Вскоре после октябрьского праздника фабрику переименовали в государственный завод, присвоили номер и сняли с вывески над воротами фамилию одного из руководителей промышленности — без широкого объяснения причин. Было легко догадаться: шефа сместили. О нем никто не тужил. Шефа на фабрике никогда не видали, портрет его ничего не говорил ни уму, ни сердцу: сытый, бровастый мужчина с небольшими усиками, в кителе с отложным воротником и значком члена ВЦИК.
На вывеске навесили бронзированные буквы и уничтожили следы литер, оставшихся от дореволюционного хозяина. Фантастических птиц покрыли какой-то стойкой позолотой, и гамаюны потеряли свою зловещую выразительность.

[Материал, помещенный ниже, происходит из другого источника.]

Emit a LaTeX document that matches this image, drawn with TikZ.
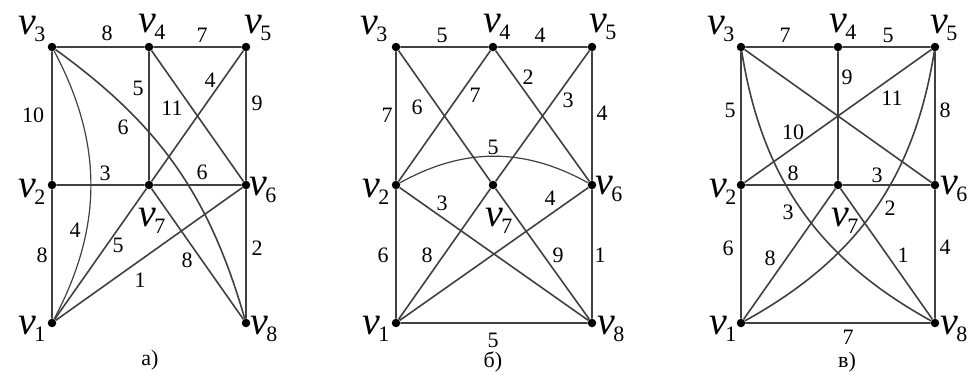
\documentclass[tikz,border=0pt]{standalone}
\usepackage{fontspec}
\setmainfont{Liberation Serif}
\newfontfamily\vfont{Liberation Serif}
\newcommand\vlab[1]{{\vfont\fontsize{40}{40}\selectfont\itshape v}\kern-2pt\raisebox{-7pt}{\vfont\fontsize{22}{22}\selectfont #1}}
\begin{document}
\begin{tikzpicture}[x=1pt,y=1pt,
  dot/.style={circle,fill=black,inner sep=0pt,minimum size=8.5pt},
  edge/.style={draw=black!75,line width=1.6pt},
  lbl/.style={font=\vfont\fontsize{22}{22}\selectfont,inner sep=0pt},
  vtx/.style={inner sep=0pt}]
\useasboundingbox (0,0) rectangle (978,-389);
% ---------- graph a ----------
\node[dot] (a1) at (52,-323) {};
\node[dot] (a2) at (52,-185) {};
\node[dot] (a3) at (52,-47) {};
\node[dot] (a4) at (149,-47) {};
\node[dot] (a5) at (246,-47) {};
\node[dot] (a6) at (246,-185) {};
\node[dot] (a7) at (149,-185) {};
\node[dot] (a8) at (246,-323) {};
\draw[edge] (a3)--(a4) (a4)--(a5) (a3)--(a2) (a2)--(a1) (a5)--(a6) (a6)--(a8)
  (a4)--(a7) (a2)--(a7) (a7)--(a6) (a4)--(a6) (a5)--(a7) (a7)--(a1) (a7)--(a8) (a6)--(a1);
\draw[edge,line width=1.2pt] (a3) to[bend left=28] (a1);
\draw[edge] (a3) to[bend left=19] (a8);
\node[vtx] (la3) at (32,-29) {\vlab{3}};
\node[vtx] (la4) at (152,-27) {\vlab{4}};
\node[vtx] (la5) at (258,-28) {\vlab{5}};
\node[vtx] (la2) at (32,-192) {\vlab{2}};
\node[vtx] (la6) at (263,-190) {\vlab{6}};
\node[vtx] (la7) at (152,-221) {\vlab{7}};
\node[vtx] (la1) at (32,-329) {\vlab{1}};
\node[vtx] (la8) at (264,-329) {\vlab{8}};
\node[lbl] (ea1) at (107,-33) {8};
\node[lbl] (ea2) at (202,-35) {7};
\node[lbl] (ea3) at (33,-115) {10};
\node[lbl] (ea4) at (138,-88) {5};
\node[lbl] (ea5) at (172,-108) {11};
\node[lbl] (ea6) at (210,-80) {4};
\node[lbl] (ea7) at (257,-103) {9};
\node[lbl] (ea8) at (123,-127) {6};
\node[lbl] (ea9) at (105,-173) {3};
\node[lbl] (ea10) at (202,-172) {6};
\node[lbl] (ea11) at (75,-230) {4};
\node[lbl] (ea12) at (118,-245) {5};
\node[lbl] (ea13) at (42,-255) {8};
\node[lbl] (ea14) at (257,-248) {2};
\node[lbl] (ea15) at (187,-260) {8};
\node[lbl] (ea16) at (140,-280) {1};
\node[lbl] (capa) at (150,-360) {а)};
% ---------- graph b ----------
\node[dot] (b1) at (396,-323) {};
\node[dot] (b2) at (396,-185) {};
\node[dot] (b3) at (396,-47) {};
\node[dot] (b4) at (493,-47) {};
\node[dot] (b5) at (592,-47) {};
\node[dot] (b6) at (592,-185) {};
\node[dot] (b7) at (493,-185) {};
\node[dot] (b8) at (592,-323) {};
\draw[edge] (b3)--(b4) (b4)--(b5) (b3)--(b2) (b2)--(b1) (b5)--(b6) (b6)--(b8) (b1)--(b8)
  (b3)--(b7) (b7)--(b8) (b4)--(b2) (b4)--(b6) (b5)--(b7) (b7)--(b1) (b2)--(b8) (b6)--(b1);
\draw[edge,line width=1.2pt] (b2) to[bend left=29] (b6);
\node[vtx] (lb3) at (374,-29) {\vlab{3}};
\node[vtx] (lb4) at (497,-27) {\vlab{4}};
\node[vtx] (lb5) at (603,-27) {\vlab{5}};
\node[vtx] (lb2) at (376,-192) {\vlab{2}};
\node[vtx] (lb6) at (609,-189) {\vlab{6}};
\node[vtx] (lb7) at (499,-221) {\vlab{7}};
\node[vtx] (lb1) at (376,-329) {\vlab{1}};
\node[vtx] (lb8) at (611,-329) {\vlab{8}};
\node[lbl] (eb1) at (442,-35) {5};
\node[lbl] (eb2) at (540,-35) {4};
\node[lbl] (eb3) at (387,-115) {7};
\node[lbl] (eb4) at (417,-107) {6};
\node[lbl] (eb5) at (475,-95) {7};
\node[lbl] (eb6) at (528,-77) {2};
\node[lbl] (eb7) at (568,-100) {3};
\node[lbl] (eb8) at (602,-113) {4};
\node[lbl] (eb9) at (493,-147) {5};
\node[lbl] (eb10) at (442,-203) {3};
\node[lbl] (eb11) at (550,-198) {4};
\node[lbl] (eb12) at (383,-255) {6};
\node[lbl] (eb13) at (427,-255) {8};
\node[lbl] (eb14) at (558,-255) {9};
\node[lbl] (eb15) at (600,-255) {1};
\node[lbl] (eb16) at (493,-340) {5};
\node[lbl] (capb) at (493,-362) {б)};
% ---------- graph c ----------
\node[dot] (c1) at (741,-323) {};
\node[dot] (c2) at (741,-185) {};
\node[dot] (c3) at (741,-47) {};
\node[dot] (c4) at (838,-47) {};
\node[dot] (c5) at (935,-47) {};
\node[dot] (c6) at (935,-185) {};
\node[dot] (c7) at (838,-185) {};
\node[dot] (c8) at (935,-323) {};
\draw[edge] (c3)--(c4) (c4)--(c5) (c3)--(c2) (c2)--(c1) (c5)--(c6) (c6)--(c8) (c1)--(c8)
  (c4)--(c7) (c2)--(c7) (c7)--(c6) (c3)--(c6) (c2)--(c5) (c7)--(c1) (c7)--(c8);
\draw[edge] (c3) to[bend right=26] (c8);
\draw[edge] (c5) to[bend left=26] (c1);
\node[vtx] (lc3) at (721,-29) {\vlab{3}};
\node[vtx] (lc4) at (843,-27) {\vlab{4}};
\node[vtx] (lc5) at (944,-28) {\vlab{5}};
\node[vtx] (lc2) at (723,-192) {\vlab{2}};
\node[vtx] (lc6) at (954,-189) {\vlab{6}};
\node[vtx] (lc7) at (845,-221) {\vlab{7}};
\node[vtx] (lc1) at (723,-329) {\vlab{1}};
\node[vtx] (lc8) at (954,-329) {\vlab{8}};
\node[lbl] (ec1) at (785,-35) {7};
\node[lbl] (ec2) at (888,-35) {5};
\node[lbl] (ec3) at (730,-110) {5};
\node[lbl] (ec4) at (847,-77) {9};
\node[lbl] (ec5) at (892,-98) {11};
\node[lbl] (ec6) at (945,-110) {8};
\node[lbl] (ec7) at (793,-132) {10};
\node[lbl] (ec8) at (793,-173) {8};
\node[lbl] (ec9) at (877,-175) {3};
\node[lbl] (ec10) at (788,-212) {3};
\node[lbl] (ec11) at (890,-208) {2};
\node[lbl] (ec12) at (728,-248) {6};
\node[lbl] (ec13) at (770,-258) {8};
\node[lbl] (ec14) at (903,-255) {1};
\node[lbl] (ec15) at (945,-247) {4};
\node[lbl] (ec16) at (848,-337) {7};
\node[lbl] (capc) at (847,-362) {в)};
\end{tikzpicture}
\end{document}
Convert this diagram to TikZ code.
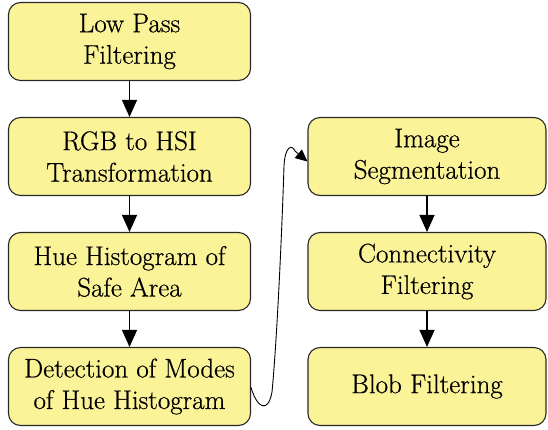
\documentclass[tikz,border=0pt]{standalone}
\usepackage{fontspec}
\newfontfamily\boxfont[FakeBold=0.5]{Latin Modern Roman}
\usetikzlibrary{arrows.meta}
\definecolor{boxfill}{RGB}{251,243,152}
\definecolor{boxline}{RGB}{40,40,40}
\tikzset{
  procbox/.style={draw=boxline, line width=1.1pt, fill=boxfill, rounded corners=12pt,
    minimum height=78pt, align=center, inner sep=0pt,
    font=\boxfont\fontsize{27}{31.5}\selectfont},
  leftbox/.style={procbox, minimum width=242pt},
  rightbox/.style={procbox, minimum width=238pt},
  flow/.style={line width=1.2pt, -{Triangle[width=15pt,length=17pt]}},
  loopline/.style={line width=0.9pt, -{Triangle[width=11pt,length=12pt]}}
}
\begin{document}
\begin{tikzpicture}[x=1pt,y=-1pt]
\useasboundingbox (0,0) rectangle (548,429);
\node[leftbox] (lp) at (129.5,41.5) {Low Pass\\Filtering};
\node[leftbox] (rgb) at (129.5,156.5) {RGB to HSI\\Transformation};
\node[leftbox] (hue) at (129.5,271.5) {Hue Histogram of\\Safe Area};
\node[leftbox] (det) at (129.5,386.5) {Detection of Modes\\of Hue Histogram};
\node[rightbox] (seg) at (427,156.5) {Image\\Segmentation};
\node[rightbox] (con) at (427,271.5) {Connectivity\\Filtering};
\node[rightbox] (blob) at (427,386.5) {Blob Filtering};
\draw[flow] (lp) -- (rgb);
\draw[flow] (rgb) -- (hue);
\draw[flow] (hue) -- (det);
\draw[flow] (seg) -- (con);
\draw[flow] (con) -- (blob);
\coordinate (c1) at (272,392);
\coordinate (c2) at (284,166);
\coordinate (c3) at (295,151);
\draw[loopline] ([yshift=-1pt]det.east) .. controls (257,408) and (268,414) .. (c1)
  .. controls (277,340) and (282,230) .. (c2)
  .. controls (285,146) and (292,144) .. (c3)
  -- ([yshift=-5pt]seg.west);
\end{tikzpicture}
\end{document}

Быстро поднимался корпус, занявший весь пустырь и подмявший десяток домишек и куценьких садочков. Строили кирпичные склады и подсобки. Все чаще через кованые ворота въезжали военные грузовики. В столовой появились приемщики с авиационными и артиллерийскими петлицами. Спеццехам отвели еще один этаж и допускали туда лишь тех, у кого на пропуске стояла буква «А». И все же это была не самая главная тайна предприятия.